I am storing XBRL JSON using elasticsearch.
This xBRL-JSON OIM spec describes the oim:period
property:
Otherwise, an ISO 8601 time interval representing the {interval} property, expressed in one of the following forms:
<start>/<end>
<start>/<duration>
<duration>/<end>
Where <start> and <end> are valid according to the xsd:dateTime datatype, and <duration> is valid according to xsd:duration.
Examples from arelle's plugin look like this:
- 2016-01-01T00:00:00/PT0S
- 2015-01-01T00:00:00/P1Y
I notice that arelle's plugin exclusively produces this format:
- <start>/<duration>
My question
Is there a way to save at least the <start>
part as a date type in elasticsearch?
Ideas I had:
elastichsearch only (my preference)
- Use a custom date format which anticipates the
/<duration>
part, but ignores it- I haven't checked Joda yet; will it ignore characters in the date format if they aren't part of the special character? Like the "/" delimiter or the "P" which precedes any duration value (like
PT0S
andP1Y
above)? - EDIT So the single-quote character escapes literals; this works
yyyy'/P'
will accept a value '2015/P'. However, the rest of the duration could be more dynamic - Re: dynamic; will Joda accept regex or wildcard character like "\d" or "+" qualifier so I can ignore all the possible variations following the
P
?
- I haven't checked Joda yet; will it ignore characters in the date format if they aren't part of the special character? Like the "/" delimiter or the "P" which precedes any duration value (like
- Use a character filter to strip out the
/<duration>
part before saving only<start>
as datetime. But I don't know if character filters happen before saving as type: date. If they don't, the '/`part isn't stripped, and I wouldn't be passing valid date strings. - Don't use date type: Use a pattern tokenizer to split on
/
, and at least the two parts will be saved as separate tokens. Can't use date math, though. - Use a transformation; although it seems like this is deprecated. I read about using
copy_to
instead, but that seems to combine terms, and I want to break this term apart - Some sort of plugin? Maybe a plugin which will fully support this "interval" datatype described by the OIM spec... maybe a plugin which will store its separate parts...?
change my application (I prefer to use elasticsearch-only techniques if possible)
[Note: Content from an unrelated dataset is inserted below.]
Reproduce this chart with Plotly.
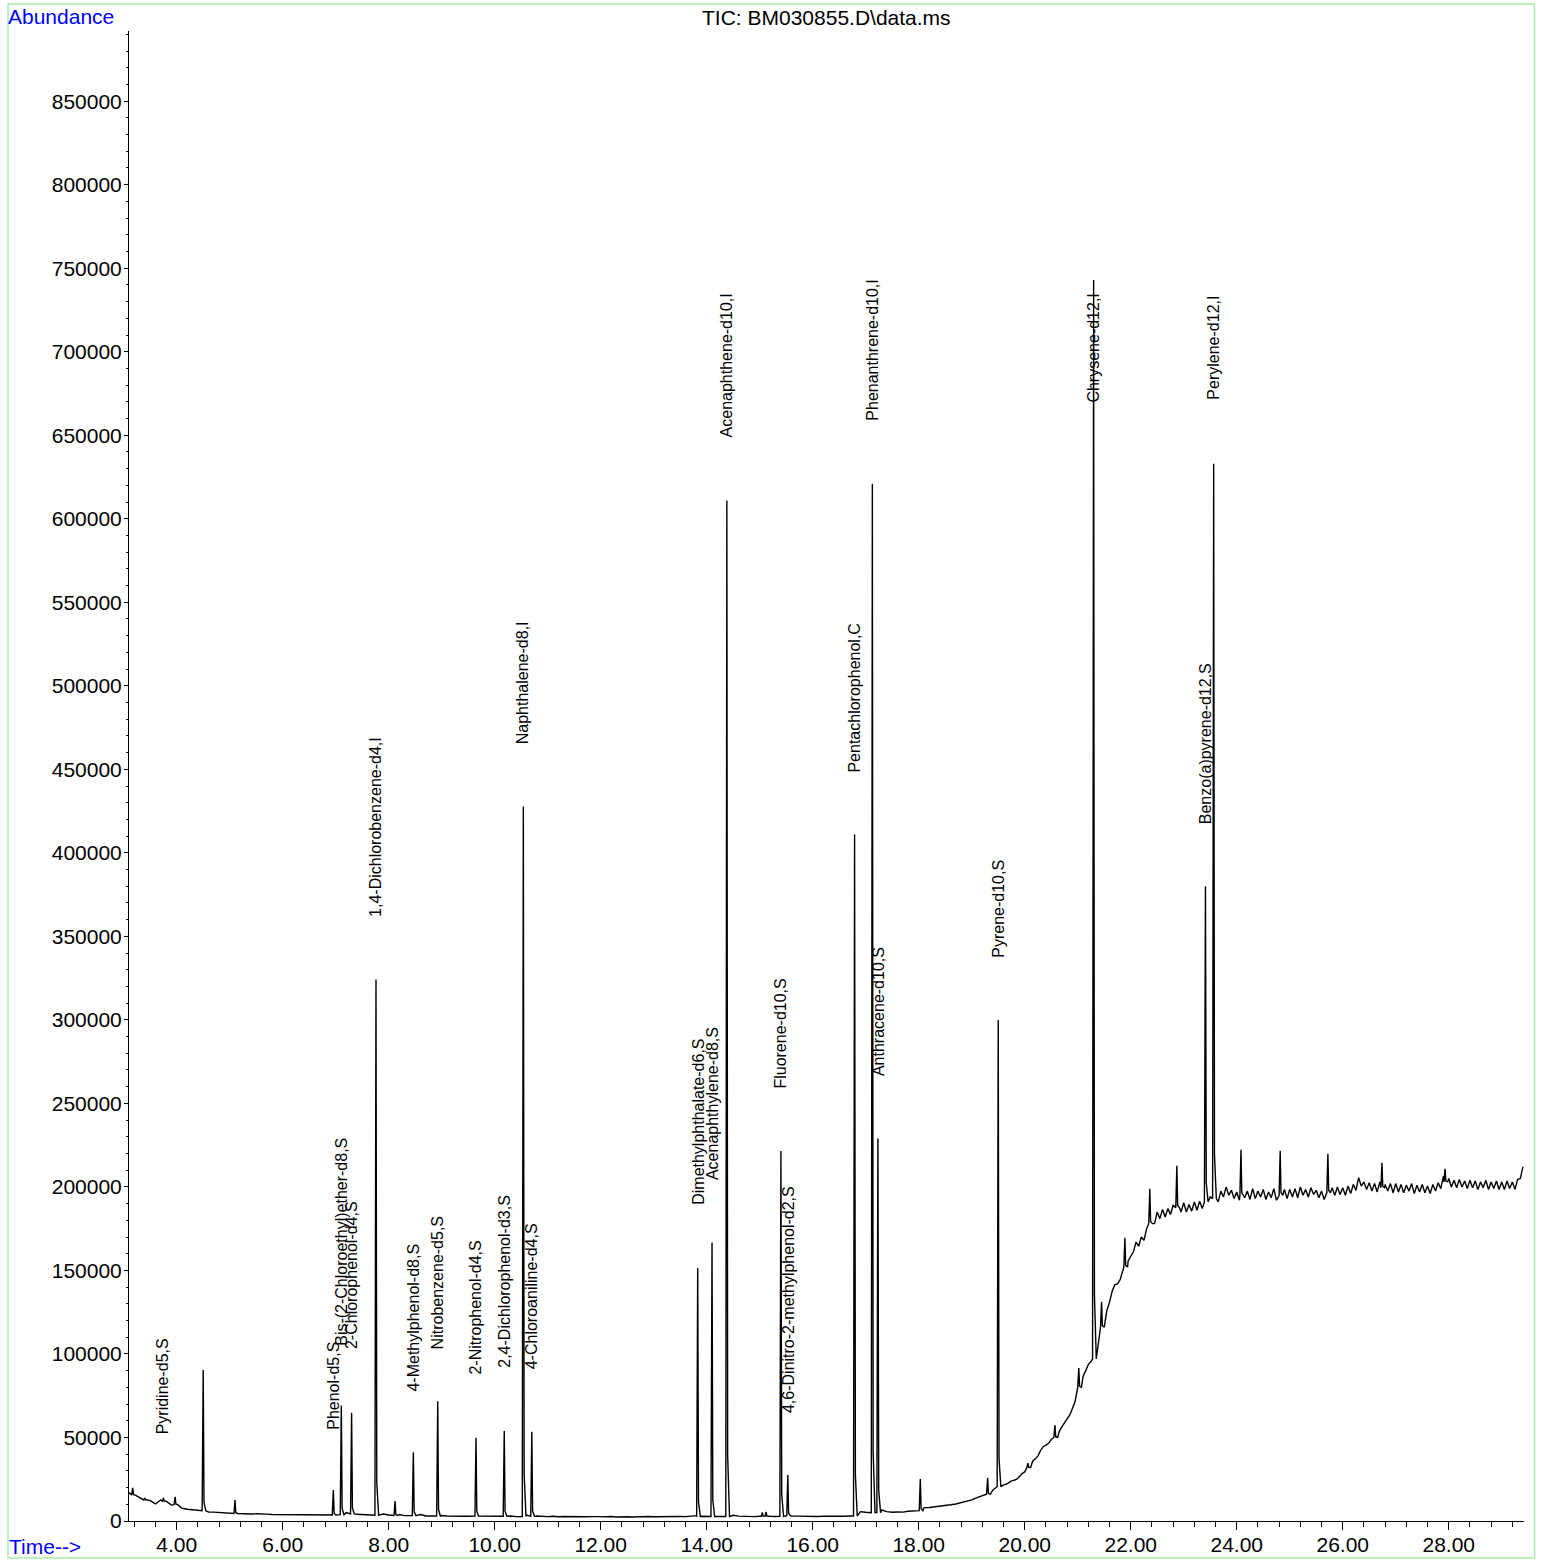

- I could edit this plugin or produce my own plugin which uses exclusively
<start>
and<end>
parts, and saves both into separate fields;- But this breaks the OIM spec, which says they should be combined in a single field
- Moreover it can be awkward to express an "instant" fact (with no duration; the
PT0S
examples above); I guess I just use the same value forend
property asstart
property... Not more awkward than a 0-length duration (PT0S
) I guess.
Not a direct answer, but it's worth noting that the latest internal drafts of the xBRL-JSON specification have moved away from the the single-field representation. Although the "/" separated notation is an ISO standard, tool support for it appears to be extremely poor, and so the working group has chosen to switch to separate fields for start and end dates. I would expect Arelle support to follow suit in due course.